**TASK DESCRIPTION:** Quote word for word the lines below, beginning with the first and ending with the one that has "1월 1일 시행)</span></div>". Drop the pictures.

___ RECORDS SHOWN

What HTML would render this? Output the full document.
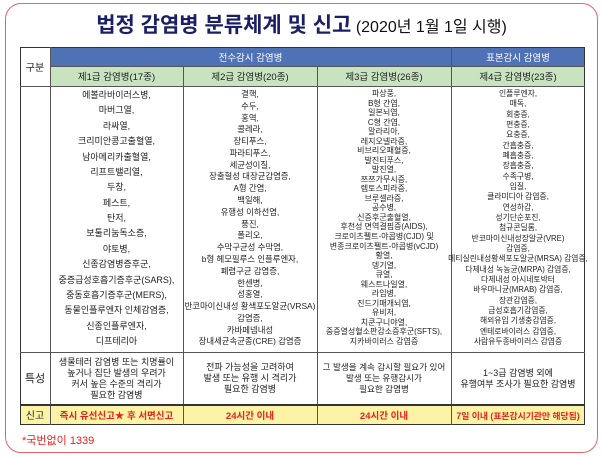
<!DOCTYPE html>
<html><head><meta charset="utf-8"><style>
*{margin:0;padding:0;box-sizing:border-box}
body{width:603px;height:459px;background:#fff;position:relative;overflow:hidden;font-family:"Liberation Sans","Noto Sans CJK KR",sans-serif;color:#222}
.frame{position:absolute;left:5px;top:3px;width:593px;height:450px;border:1.5px solid #e8616b;border-radius:16px}
.title{position:absolute;left:0;width:603px;top:9px;text-align:center;color:#1b1f66;white-space:nowrap}
.title b{font-size:21px;font-weight:700}
.title span{font-size:16px;font-weight:400;color:#111}
.a{position:absolute}
.cell{position:absolute;display:flex;align-items:center;justify-content:center;text-align:center;font-size:9px}
.col{position:absolute;display:flex;flex-direction:column;justify-content:space-between;align-items:center;text-align:center;white-space:nowrap;line-height:1}
.vl{position:absolute;width:1px;background:#555}
.hl{position:absolute;height:1px;background:#555}
.red{color:#e3231c;font-weight:700}
</style></head><body>
<div class="frame"></div>
<div class="title"><b>법정 감염병 분류체계 및 신고</b> <span>(2020년 1월 1일 시행)</span></div>

<div class="a" style="left:50px;top:47px;width:535px;height:19px;background:#4f71b6"></div>
<div class="a" style="left:50px;top:66px;width:535px;height:20px;background:#c8e3c0"></div>
<div class="a" style="left:20px;top:404px;width:565px;height:21px;background:#fdf3a6"></div>

<div class="cell" style="left:50px;top:47px;width:401px;height:19px;color:#fff;font-size:9.5px">전수감시 감염병</div>
<div class="cell" style="left:451px;top:47px;width:134px;height:19px;color:#fff;font-size:9.5px">표본감시 감염병</div>
<div class="cell" style="left:50px;top:66px;width:133px;height:20px;font-size:9.5px">제1급 감염병(17종)</div>
<div class="cell" style="left:183px;top:66px;width:134px;height:20px;font-size:9.5px">제2급 감염병(20종)</div>
<div class="cell" style="left:317px;top:66px;width:134px;height:20px;font-size:9.5px">제3급 감염병(26종)</div>
<div class="cell" style="left:451px;top:66px;width:134px;height:20px;font-size:9.5px">제4급 감염병(23종)</div>
<div class="cell" style="left:20px;top:47px;width:30px;height:39px;font-size:10px">구분</div>
<div class="cell" style="left:20px;top:352px;width:30px;height:52px;font-size:11px">특성</div>
<div class="cell" style="left:20px;top:404px;width:30px;height:21px;font-size:10px">신고</div>

<div class="a" style="left:20px;top:47px;width:565px;height:378px;border:1.5px solid #333"></div>
<div class="vl" style="left:50px;top:47px;height:378px"></div>
<div class="vl" style="left:183px;top:66px;height:359px"></div>
<div class="vl" style="left:317px;top:66px;height:359px"></div>
<div class="vl" style="left:451px;top:47px;height:378px"></div>
<div class="hl" style="left:50px;top:66px;width:535px"></div>
<div class="hl" style="left:20px;top:86px;width:565px"></div>
<div class="hl" style="left:20px;top:352px;width:565px"></div>
<div class="hl" style="left:20px;top:404px;width:565px;background:#333;height:1.5px"></div>

<div class="col" style="left:50px;width:133px;top:91px;height:255px;font-size:9px">
<div>에볼라바이러스병,</div><div>마버그열,</div><div>라싸열,</div><div>크리미안콩고출혈열,</div><div>남아메리카출혈열,</div><div>리프트밸리열,</div><div>두창,</div><div>페스트,</div><div>탄저,</div><div>보툴리눔독소증,</div><div>야토병,</div><div>신종감염병증후군,</div><div>중증급성호흡기증후군(SARS),</div><div>중동호흡기증후군(MERS),</div><div>동물인플루엔자 인체감염증,</div><div>신종인플루엔자,</div><div>디프테리아</div>
</div>
<div class="col" style="left:183px;width:134px;top:90px;height:256px;font-size:8.4px">
<div>결핵,</div><div>수두,</div><div>홍역,</div><div>콜레라,</div><div>장티푸스,</div><div>파라티푸스,</div><div>세균성이질,</div><div>장출혈성 대장균감염증,</div><div>A형 간염,</div><div>백일해,</div><div>유행성 이하선염,</div><div>풍진,</div><div>폴리오,</div><div>수막구균성 수막염,</div><div>b형 헤모필루스 인플루엔자,</div><div>폐렴구균 감염증,</div><div>한센병,</div><div>성홍열,</div><div>반코마이신내성 황색포도알균(VRSA)</div><div>감염증,</div><div>카바페넴내성</div><div>장내세균속균종(CRE) 감염증</div>
</div>
<div class="col" style="left:317px;width:134px;top:90px;height:256px;font-size:8px">
<div>파상풍,</div><div>B형 간염,</div><div>일본뇌염,</div><div>C형 간염,</div><div>말라리아,</div><div>레지오넬라증,</div><div>비브리오패혈증,</div><div>발진티푸스,</div><div>발진열,</div><div>쯔쯔가무시증,</div><div>렙토스피라증,</div><div>브루셀라증,</div><div>공수병,</div><div>신증후군출혈열,</div><div>후천성 면역결핍증(AIDS),</div><div>크로이츠펠트-야콥병(CJD) 및</div><div>변종크로이츠펠트-야콥병(vCJD)</div><div>황열,</div><div>뎅기열,</div><div>큐열,</div><div>웨스트나일열,</div><div>라임병,</div><div>진드기매개뇌염,</div><div>유비저,</div><div>치쿤구니야열,</div><div>중증열성혈소판감소증후군(SFTS),</div><div>지카바이러스 감염증</div>
</div>
<div class="col" style="left:451px;width:134px;top:90px;height:256px;font-size:7.8px">
<div>인플루엔자,</div><div>매독,</div><div>회충증,</div><div>편충증,</div><div>요충증,</div><div>간흡충증,</div><div>폐흡충증,</div><div>장흡충증,</div><div>수족구병,</div><div>임질,</div><div>클라미디아 감염증,</div><div>연성하감,</div><div>성기단순포진,</div><div>첨규콘딜롬,</div><div>반코마이신내성장알균(VRE)</div><div>감염증,</div><div>메티실린내성황색포도알균(MRSA) 감염증,</div><div>다제내성 녹농균(MRPA) 감염증,</div><div>다제내성 아시네토박터</div><div>바우마니균(MRAB) 감염증,</div><div>장관감염증,</div><div>급성호흡기감염증,</div><div>해외유입 기생충감염증,</div><div>엔테로바이러스 감염증,</div><div>사람유두종바이러스 감염증</div>
</div>

<div class="cell" style="left:50px;top:353px;width:133px;height:51px;line-height:11px;font-size:9px">생물테러 감염병 또는 치명률이<br>높거나 집단 발생의 우려가<br>커서 높은 수준의 격리가<br>필요한 감염병</div>
<div class="cell" style="left:183px;top:353px;width:134px;height:51px;line-height:11px;font-size:9px">전파 가능성을 고려하여<br>발생 또는 유행 시 격리가<br>필요한 감염병</div>
<div class="cell" style="left:317px;top:353px;width:134px;height:51px;line-height:11px;font-size:8.6px">그 발생을 계속 감시할 필요가 있어<br>발생 또는 유행감시가<br>필요한 감염병</div>
<div class="cell" style="left:451px;top:353px;width:134px;height:51px;line-height:11px;font-size:9px">1~3급 감염병 외에<br>유행여부 조사가 필요한 감염병</div>

<div class="cell red" style="left:50px;top:405px;width:133px;height:20px;font-size:9.5px">즉시 유선신고★ 후 서면신고</div>
<div class="cell red" style="left:183px;top:405px;width:134px;height:20px;font-size:9.5px">24시간 이내</div>
<div class="cell red" style="left:317px;top:405px;width:134px;height:20px;font-size:9.5px">24시간 이내</div>
<div class="cell red" style="left:451px;top:405px;width:134px;height:20px;font-size:8.8px">7일 이내 (표본감시기관만 해당됨)</div>

<div class="a" style="left:22px;top:432px;font-size:11px;color:#e3231c">*국번없이 1339</div>
</body></html>
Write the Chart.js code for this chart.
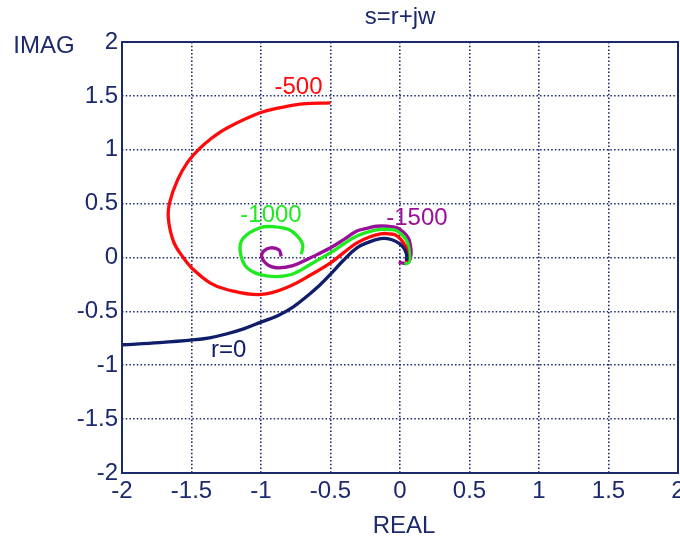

______

**CORRECT RESPONSE:**
What HTML would render this? Output the full document.
<!DOCTYPE html>
<html><head><meta charset="utf-8"><style>
*{margin:0;padding:0;box-sizing:border-box}
body{width:603px;height:459px;background:#fff;position:relative;overflow:hidden;font-family:"Liberation Sans","Noto Sans CJK KR",sans-serif;color:#222}
.frame{position:absolute;left:5px;top:3px;width:593px;height:450px;border:1.5px solid #e8616b;border-radius:16px}
.title{position:absolute;left:0;width:603px;top:9px;text-align:center;color:#1b1f66;white-space:nowrap}
.title b{font-size:21px;font-weight:700}
.title span{font-size:16px;font-weight:400;color:#111}
.a{position:absolute}
.cell{position:absolute;display:flex;align-items:center;justify-content:center;text-align:center;font-size:9px}
.col{position:absolute;display:flex;flex-direction:column;justify-content:space-between;align-items:center;text-align:center;white-space:nowrap;line-height:1}
.vl{position:absolute;width:1px;background:#555}
.hl{position:absolute;height:1px;background:#555}
.red{color:#e3231c;font-weight:700}
</style></head><body>
<div class="frame"></div>
<div class="title"><b>법정 감염병 분류체계 및 신고</b> <span>(2020년 1월 1일 시행)</span></div>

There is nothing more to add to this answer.